And we're working harder than ever.
David Ferris of Ferris Research recently wrote down his thoughts in the Ferris Journalist Insights newsletter on why this is the case. He observes that all of the stages in the work processes before messaging technologies took hold are now compressed or eliminated. Often times, there were breaks between the various stages, hand-offs that allowed natural breathers or downtime. Documents were dictated and prepared, sent somewhere and sent back again. It all took days and weeks.Today, the workflow is compressed; we prepare documents ourselves and the transfer times are measured in seconds. So naturally, the business cycle times have greatly reduced. Ferris said this lack of throttling increases productivity but adds to the feeling of being constantly overworked.
Well, we are, and there doesn't appear to be much we can do about it. Employers will continue to generate more and more work because the technology makes it possible. Technology can even help ride heard on quality issues which are sure to rear up in our overloaded state. We can always ask for help, but as Ferris points out, even that takes little time at all, thanks to messaging technologies.
As a result today's knowledge workers work harder, faster and deal with more stress than their predecessors.
Why all the stress? Ferris said it's because computers, for all they can do for us, aren't that good yet at helping us prioritize the things that need immediate attention and things that can wait. We still have to make those decisions ourselves, but we can't afford ourselves the time to do it properly and almost by default, everything needs immediate attention.

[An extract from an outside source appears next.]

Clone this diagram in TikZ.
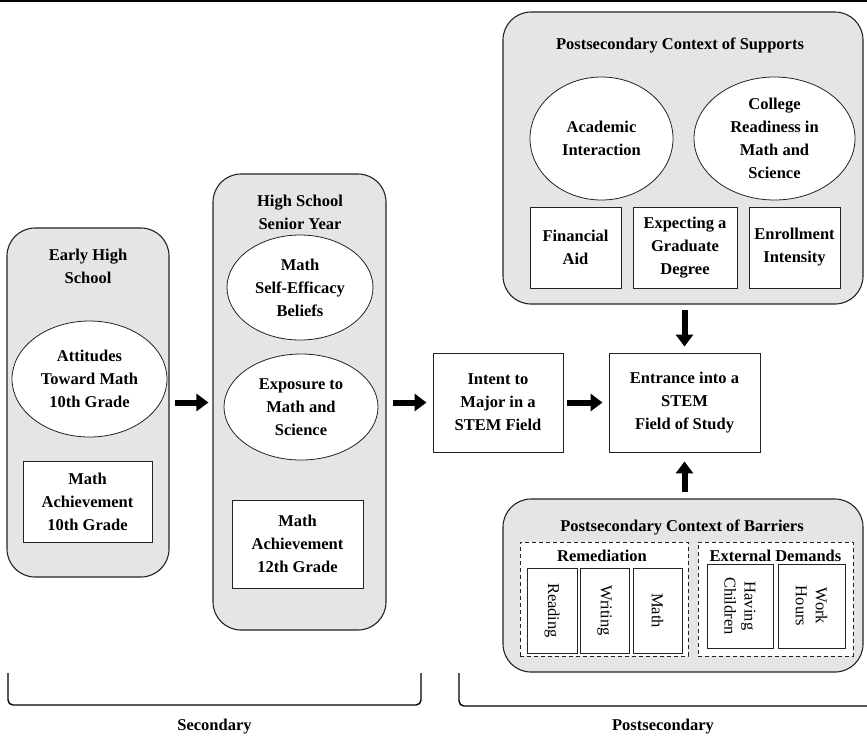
\documentclass[tikz,border=0pt]{standalone}
\usepackage{fontspec}
\setmainfont{Liberation Serif}
\usetikzlibrary{shapes.geometric,arrows.meta}
\definecolor{panel}{RGB}{228,229,231}
\definecolor{edge}{RGB}{35,35,35}
\begin{document}
\begin{tikzpicture}[x=1pt,y=-1pt,
  txt/.style={font=\bfseries\fontsize{16.5}{23}\selectfont, align=center},
  vtxt/.style={font=\fontsize{16.5}{20}\selectfont, align=center},
  container/.style={draw=edge, fill=panel, line width=1.1pt, rounded corners=28pt, inner sep=0pt},
  ell/.style={ellipse, draw=edge, fill=white, line width=0.8pt, inner sep=0pt, txt},
  wbox/.style={rectangle, draw=edge, fill=white, line width=0.9pt, inner sep=0pt, txt},
  vbox/.style={rectangle, draw=edge, fill=white, line width=0.9pt, inner sep=0pt, vtxt, rotate=-90},
  group/.style={rectangle, draw=edge, fill=white, dashed, dash pattern=on 4pt off 3pt, line width=0.9pt, inner sep=0pt},
  bigarrow/.style={line width=6pt, -{Triangle[length=12pt,width=17pt]}},
  bracket/.style={line width=1.4pt, rounded corners=5pt}
]
\useasboundingbox (0,0) rectangle (867,740);

% top rule
\coordinate (ruleL) at (0,1);
\coordinate (ruleR) at (867,1);
\draw[line width=1.6pt] (ruleL) -- (ruleR);

% Early High School
\node[container, minimum width=162pt, minimum height=349pt] (early) at (88,402.5) {};
\node[txt] (earlyT) at (88,266) {Early High\\School};
\node[ell, minimum width=155pt, minimum height=116pt] (att) at (89.5,379) {Attitudes\\Toward Math\\10th Grade};
\node[wbox, minimum width=129pt, minimum height=81pt] (ach10) at (87.5,501.5) {Math\\Achievement\\10th Grade};

% High School Senior Year
\node[container, minimum width=173pt, minimum height=456pt] (senior) at (299.5,402) {};
\node[txt] (seniorT) at (300,212.5) {High School\\Senior Year};
\node[ell, minimum width=146pt, minimum height=105pt] (selfeff) at (300,287.5) {Math\\Self-Efficacy\\Beliefs};
\node[ell, minimum width=154pt, minimum height=106pt] (expo) at (301,407) {Exposure to\\Math and\\Science};
\node[wbox, minimum width=131pt, minimum height=88pt] (ach12) at (297.5,544) {Math\\Achievement\\12th Grade};

% Intent and Entrance
\node[wbox, minimum width=130pt, minimum height=99pt] (intent) at (498,402.5) {Intent to\\Major in a\\STEM Field};
\node[wbox, minimum width=151pt, minimum height=99pt] (entr) at (684.5,402.5) {Entrance into a\\STEM\\Field of Study};

% Supports
\node[container, minimum width=360pt, minimum height=292pt] (supp) at (683,158) {};
\node[txt] (suppT) at (680,45) {Postsecondary Context of Supports};
\node[ell, minimum width=143pt, minimum height=123pt] (acad) at (601.5,138.5) {Academic\\Interaction};
\node[ell, minimum width=161pt, minimum height=123pt] (coll) at (774.5,138.5) {College\\Readiness in\\Math and\\Science};
\node[wbox, minimum width=91pt, minimum height=81pt] (fin) at (575.5,247.5) {Financial\\Aid};
\node[wbox, minimum width=104pt, minimum height=81pt] (grad) at (685,247.5) {Expecting a\\Graduate\\Degree};
\node[wbox, minimum width=91pt, minimum height=81pt] (enr) at (794.5,247.5) {Enrollment\\Intensity};

% Barriers
\node[container, minimum width=360pt, minimum height=173pt] (barr) at (683,585.5) {};
\node[txt] (barrT) at (682,527) {Postsecondary Context of Barriers};
\node[group, minimum width=168pt, minimum height=114pt] (remed) at (604,599) {};
\node[group, minimum width=155pt, minimum height=114pt] (ext) at (775.5,599) {};
\node[txt] (remedT) at (602,556) {Remediation};
\node[txt] (extT) at (775.5,556) {External Demands};
\node[vbox, minimum width=85pt, minimum height=50pt] (read) at (552,610.5) {Reading};
\node[vbox, minimum width=85pt, minimum height=49pt] (writ) at (604.5,610.5) {Writing};
\node[vbox, minimum width=85pt, minimum height=49pt] (mathr) at (657.5,610.5) {Math};
\node[vbox, minimum width=84pt, minimum height=66pt] (child) at (740,606) {Having\\Children};
\node[vbox, minimum width=84pt, minimum height=67pt] (work) at (811.5,606) {Work\\Hours};

% arrows
\draw[bigarrow, shorten <=5pt, shorten >=4pt] (early.east |- intent.center) -- (senior.west |- intent.center);
\draw[bigarrow, shorten <=6pt, shorten >=6pt] (senior.east |- intent.center) -- (intent.west);
\draw[bigarrow, shorten <=4pt, shorten >=6pt] (intent.east) -- (entr.west);
\draw[bigarrow, shorten <=5pt, shorten >=6pt] (supp.south -| entr.north) -- (entr.north);
\draw[bigarrow, shorten <=6pt, shorten >=9pt] (barr.north -| entr.south) -- (entr.south);

% brackets
\coordinate (b1a) at (8,673);
\coordinate (b1b) at (8,705);
\coordinate (b1c) at (421,705);
\coordinate (b1d) at (421,673);
\draw[bracket] (b1a) -- (b1b) -- (b1c) -- (b1d);
\coordinate (b2a) at (459,673);
\coordinate (b2b) at (459,706);
\coordinate (b2c) at (867,706);
\draw[bracket] (b2a) -- (b2b) -- (b2c);
\node[txt] (secL) at (214.5,727) {Secondary};
\node[txt] (postL) at (663,727) {Postsecondary};
\end{tikzpicture}
\end{document}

In competitive corporate settings, the overload is not viewed as a problem until there is a quality problem. But there will be no throttling back. There's always someone eager to step up if a colleague succumbs to the mounting pressures.
We've talked for years about the information revolution and what it has meant to our business and personal lives. But up till now, we've mostly required our technical innovations to adapt to our wishes and habits. All the new messaging technologies have flipped that relationship. We need to think about that going forward. We're working in post real-time or, more accurately, unreal-time.
Next time you find yourself drumming your fingers while the e-mail server or the network takes a few beats longer than normal to download a reply, go get a cup of coffee, instead. We need to find our own pace in this post real-time environment; one that helps us balance quantity, quality and satisfaction. We used to say that it's better to work smart than work fast. Now that working fast is just assumed, learn to work smart again.